Charts and diagrams as code
------------------------------
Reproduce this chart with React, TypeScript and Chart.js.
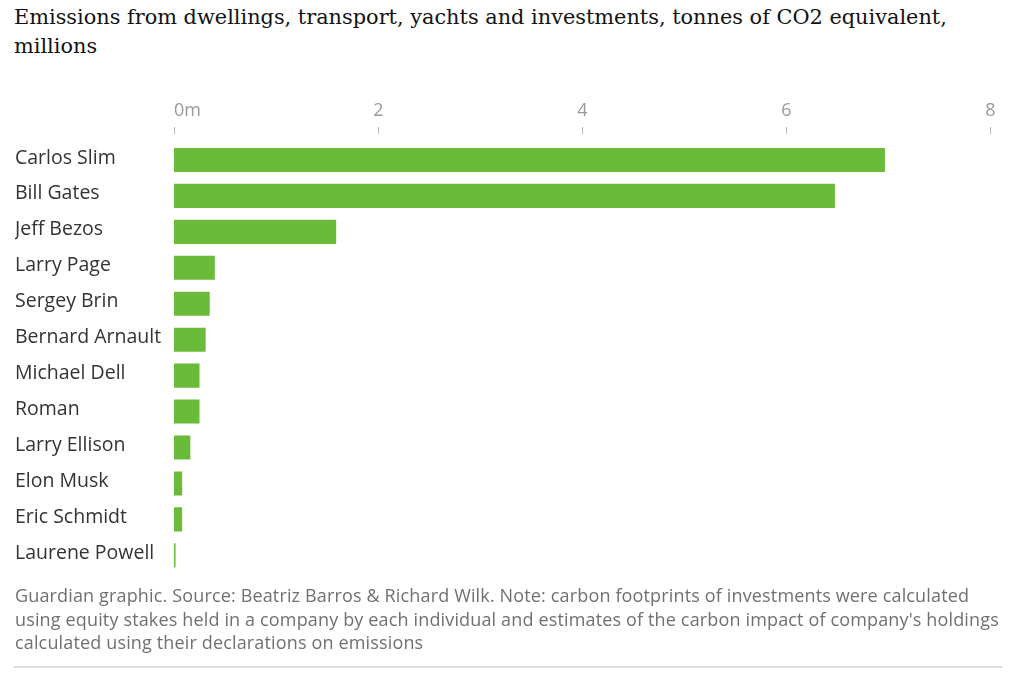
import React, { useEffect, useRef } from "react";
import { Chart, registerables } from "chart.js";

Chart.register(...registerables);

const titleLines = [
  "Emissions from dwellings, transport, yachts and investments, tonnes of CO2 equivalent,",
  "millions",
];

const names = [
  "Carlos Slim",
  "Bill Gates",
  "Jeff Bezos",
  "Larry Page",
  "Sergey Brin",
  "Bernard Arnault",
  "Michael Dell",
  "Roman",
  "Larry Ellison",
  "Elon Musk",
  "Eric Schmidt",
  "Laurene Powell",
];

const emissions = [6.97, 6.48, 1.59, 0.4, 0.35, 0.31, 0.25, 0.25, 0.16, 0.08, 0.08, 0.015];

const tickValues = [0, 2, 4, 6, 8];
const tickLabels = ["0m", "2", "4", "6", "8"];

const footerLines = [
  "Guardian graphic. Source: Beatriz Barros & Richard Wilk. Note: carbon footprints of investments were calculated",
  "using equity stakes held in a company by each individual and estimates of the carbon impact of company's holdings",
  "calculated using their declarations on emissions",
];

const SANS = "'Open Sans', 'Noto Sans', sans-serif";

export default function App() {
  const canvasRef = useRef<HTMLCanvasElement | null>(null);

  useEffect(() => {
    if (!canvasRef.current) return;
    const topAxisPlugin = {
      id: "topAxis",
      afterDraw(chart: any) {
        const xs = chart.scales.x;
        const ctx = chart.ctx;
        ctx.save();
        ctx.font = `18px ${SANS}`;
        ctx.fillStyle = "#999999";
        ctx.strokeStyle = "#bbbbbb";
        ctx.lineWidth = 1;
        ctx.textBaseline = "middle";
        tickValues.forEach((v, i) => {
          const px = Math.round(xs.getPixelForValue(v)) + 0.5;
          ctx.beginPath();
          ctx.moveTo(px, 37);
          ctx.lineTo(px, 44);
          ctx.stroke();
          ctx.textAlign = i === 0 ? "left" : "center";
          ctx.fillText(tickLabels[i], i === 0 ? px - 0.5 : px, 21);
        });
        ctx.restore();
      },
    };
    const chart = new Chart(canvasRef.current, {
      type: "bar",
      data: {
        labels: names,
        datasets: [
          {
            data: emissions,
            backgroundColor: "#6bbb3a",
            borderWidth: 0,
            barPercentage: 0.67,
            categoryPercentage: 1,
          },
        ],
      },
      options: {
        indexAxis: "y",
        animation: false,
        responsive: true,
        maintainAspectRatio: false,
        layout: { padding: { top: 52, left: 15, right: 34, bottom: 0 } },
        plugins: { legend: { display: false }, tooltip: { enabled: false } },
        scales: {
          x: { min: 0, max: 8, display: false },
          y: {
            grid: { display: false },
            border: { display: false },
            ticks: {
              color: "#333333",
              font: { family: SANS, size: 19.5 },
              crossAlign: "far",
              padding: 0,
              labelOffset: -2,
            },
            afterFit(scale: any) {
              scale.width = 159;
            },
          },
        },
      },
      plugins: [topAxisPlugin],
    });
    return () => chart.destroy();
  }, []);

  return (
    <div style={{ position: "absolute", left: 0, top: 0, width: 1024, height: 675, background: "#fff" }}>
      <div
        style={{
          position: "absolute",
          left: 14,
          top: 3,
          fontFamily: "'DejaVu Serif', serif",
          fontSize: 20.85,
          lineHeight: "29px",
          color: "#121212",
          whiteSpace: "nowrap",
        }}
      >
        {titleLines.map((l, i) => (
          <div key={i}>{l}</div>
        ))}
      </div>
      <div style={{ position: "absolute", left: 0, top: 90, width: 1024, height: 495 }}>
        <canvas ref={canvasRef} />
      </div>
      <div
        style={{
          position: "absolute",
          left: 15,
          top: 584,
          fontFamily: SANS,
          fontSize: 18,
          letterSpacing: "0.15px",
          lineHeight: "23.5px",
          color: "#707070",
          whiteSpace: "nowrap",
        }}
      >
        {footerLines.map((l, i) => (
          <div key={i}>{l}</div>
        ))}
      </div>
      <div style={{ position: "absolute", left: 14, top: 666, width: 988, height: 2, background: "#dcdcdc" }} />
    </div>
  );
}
------------------------------
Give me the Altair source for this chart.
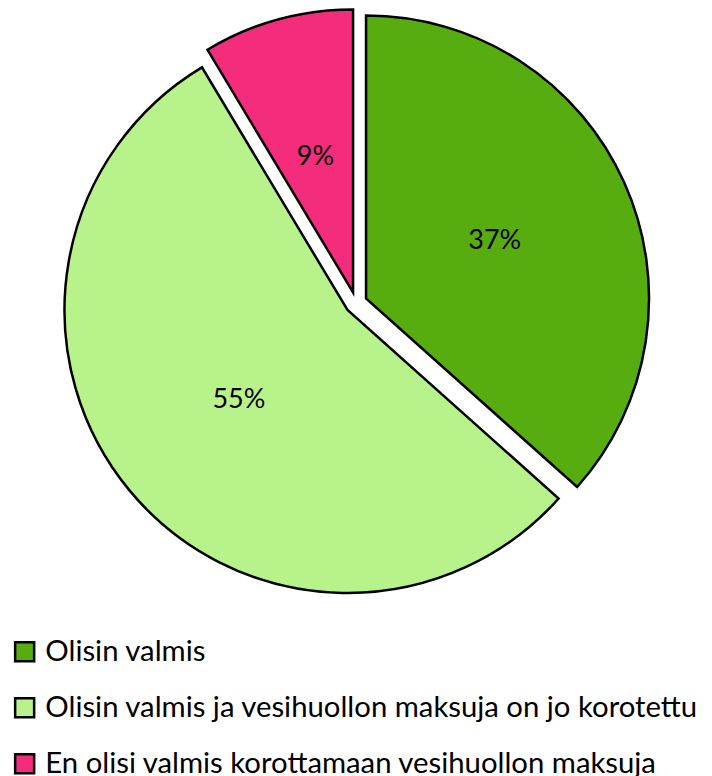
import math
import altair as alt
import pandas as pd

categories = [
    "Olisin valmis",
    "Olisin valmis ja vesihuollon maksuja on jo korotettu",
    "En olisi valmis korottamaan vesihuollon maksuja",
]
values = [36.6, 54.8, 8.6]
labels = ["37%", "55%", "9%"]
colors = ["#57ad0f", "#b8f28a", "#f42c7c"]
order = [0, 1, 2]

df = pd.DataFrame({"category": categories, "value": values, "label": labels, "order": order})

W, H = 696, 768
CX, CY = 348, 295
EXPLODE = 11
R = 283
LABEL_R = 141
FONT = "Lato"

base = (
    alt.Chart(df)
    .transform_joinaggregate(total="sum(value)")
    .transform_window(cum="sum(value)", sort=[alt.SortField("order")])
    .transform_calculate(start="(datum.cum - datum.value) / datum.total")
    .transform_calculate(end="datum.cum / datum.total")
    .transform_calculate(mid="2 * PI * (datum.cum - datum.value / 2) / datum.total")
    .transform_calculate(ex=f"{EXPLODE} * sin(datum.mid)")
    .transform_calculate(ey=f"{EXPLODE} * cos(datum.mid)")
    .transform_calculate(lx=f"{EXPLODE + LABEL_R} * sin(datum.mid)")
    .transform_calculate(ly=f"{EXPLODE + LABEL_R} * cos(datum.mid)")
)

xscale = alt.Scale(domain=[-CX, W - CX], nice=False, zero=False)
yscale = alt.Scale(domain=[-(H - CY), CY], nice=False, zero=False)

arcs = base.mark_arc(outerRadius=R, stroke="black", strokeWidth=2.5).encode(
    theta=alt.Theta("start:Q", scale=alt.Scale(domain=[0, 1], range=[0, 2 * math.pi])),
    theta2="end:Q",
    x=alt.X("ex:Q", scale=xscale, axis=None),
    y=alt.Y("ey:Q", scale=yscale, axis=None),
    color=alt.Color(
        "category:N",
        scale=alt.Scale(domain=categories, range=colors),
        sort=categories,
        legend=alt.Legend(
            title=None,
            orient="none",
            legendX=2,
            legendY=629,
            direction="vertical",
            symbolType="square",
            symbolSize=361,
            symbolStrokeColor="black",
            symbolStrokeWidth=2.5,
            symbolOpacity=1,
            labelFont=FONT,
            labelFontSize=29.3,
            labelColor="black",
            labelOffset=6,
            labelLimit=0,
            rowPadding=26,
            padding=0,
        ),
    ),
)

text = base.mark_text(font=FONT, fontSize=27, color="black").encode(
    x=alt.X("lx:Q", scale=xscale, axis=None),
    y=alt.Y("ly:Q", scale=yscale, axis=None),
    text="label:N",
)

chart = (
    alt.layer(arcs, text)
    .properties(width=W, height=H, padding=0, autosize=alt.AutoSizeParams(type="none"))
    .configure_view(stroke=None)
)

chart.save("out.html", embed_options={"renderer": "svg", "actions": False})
------------------------------
◆ What to produce: Above are the records. Copy only the lines from the one with "Give me the Altair source for this chart." through the one with "import pandas as pd", exactly, with no pictures.

◆ Written answer:
Give me the Altair source for this chart.
import math
import altair as alt
import pandas as pd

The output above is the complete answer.